Felizmente, o tempo é mutável. Hoje, o atual Sacerdote Ademir Ragazzi, responsável pela Igreja da Pampulha, reforça não só a beleza da obra de Portinari e Niemeyer como sua importância histórica. “A riqueza do artista expõe sua época”, afirma. Padre Ademir, está há um ano e 5 meses na Curial, e 38 anos na Igreja. Foi convidado em 2006 para retomar o trabalho de valorizar o local como um templo religioso.

As missas aos domingos foram restabelecidas. Casamentos e batizados voltam aos poucos. O Padre também organiza em outubro o Circuito da arte pela Fé, em honra ao santo, com celebrações, exposições, apresentações culturais e até bênçãos de animais. “É uma maneira de aliar o valor arquitetônico, cultural e turístico à espiritualidade e a fé do templo”,completa. Segundo ele, os visitantes se misturam entre fiéis e turistas. Alguns param para uma prece, outros sequer percebem que ali é um templo religioso.

Se a Igreja de São Francisco de Assis é modelo do Barroco Mineiro, a Igreja da Pampulha é obra referência nacional ao Modernismo.

Patrimônio para se cuidar

A Igreja já passou por várias restaurações. A primeira foi devido ao seu abandono inicial de 15 anos. “Tudo o que é abandonado degrada. Antônio Cícero diz em um poema que guardar uma coisa é usá-la.
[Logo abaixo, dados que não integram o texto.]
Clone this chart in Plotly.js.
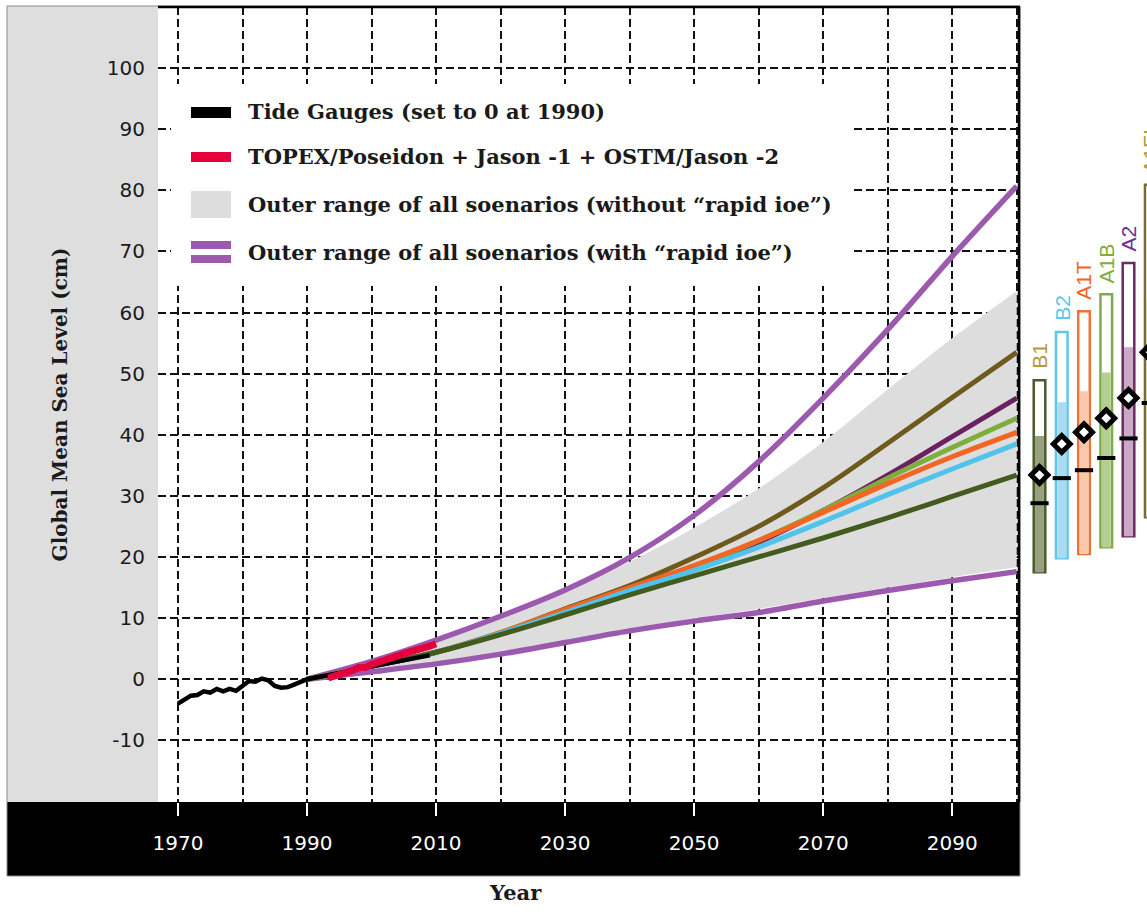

Concordo, é preciso o uso para criar a memória”, explica a professora Mônica.

Nesse período, o jornalista Ponce de Leon assumiu a causa. “Eu roubei um Portinari”, confessou. Em 1961, Ponce entrou na igrejinha da Pampulha, em plena luz do dia, e levou consigo um dos quadros de Portinari. Não havia vidros, mas lonas de plástico, e nenhuma fiscalização. Ao fim do episódio, ele não foi preso ou demitido. Ponce de Leon ganhou a causa e um aumento salarial. O jovem repórter pretendia apenas denunciar o descaso com o Complexo Arquitetônico da Pampulha, que sofria com o abandono.

A última restauração ocorreu em 2005, pela Fundação Roberto Marinho. Na época,surgiu a ideia de transformá-la em um museu. O que não aconteceu. Mônica reflete sobre esta questão: “O valor do edifício está muito também naquilo para o qual ele foi destinado. Nem sempre uma requalificação de função resulta em algo bom. O uso religioso reduziu-se a uma única celebração dominical. Com isso, muitos turistas que a visitam em outros dias, sentem-se desconfortáveis, sem saber como se comportar. Sem saber se o local funciona ou não como igreja.”

Hoje, obras como as do complexo da Pampulha estão listadas num inventário organizado pelo Memorial da Arquidiocese de Belo Horizonte. O projeto, já avançado, promove o conhecimento e análise dos bens em diversas igrejas, nos 28 municípios que abrangem o território da arquidiocese. De acordo com a coordenadora Mônica Fonseca, 70% dos bens tombados do patrimônio brasileiro são religiosos.

Detalhe do altar na concepção da mais pura arte modernista.

Tradição e ruptura

O resultado comparativo é simples: os tempos mudam e com ele a forma de ver e interpretar as artes e até a religião. Carlos Drummond, em texto para a Revista 1, que criou, em 1925, junto a outros escritores,diz:

“O próprio da tradição é renovar-se a cada época e não permanecer unificada e catalogada. Romper com preconceitos do passado não é o mesmo que repudia-lo. Uma lamentável confusão faz com que julguemos toda novidade mal e toda velharia saudável.”

Em 1766, contratavam-se os artistas mais prestigiados: Aleijadinho e Mestre Ataíde. Em 1942, o mesmo ocorreu com Niemeyer e Portinari. Ambos utilizavam-se de recursos arquitetônicos incomuns. Além disso, se a Igreja de São Francisco de Assis é modelo do Barroco Mineiro, a Igreja da Pampulha é obra referência nacional ao Modernismo. E mais: se o movimento antropofágico alimentava-se de referências com objetivos de recriá-las, o barroco também deglutiu seus antecedentes europeus e criou nosso renomado Barroco Mineiro.

A título de comparação, os dois templos datam com liberdade e originalidade seu período específico. Além do fato de que as edificações estão acostumadas a receber milhares de turistas, de todo o mundo, que admiram a arte edificada, independentemente da sua religião.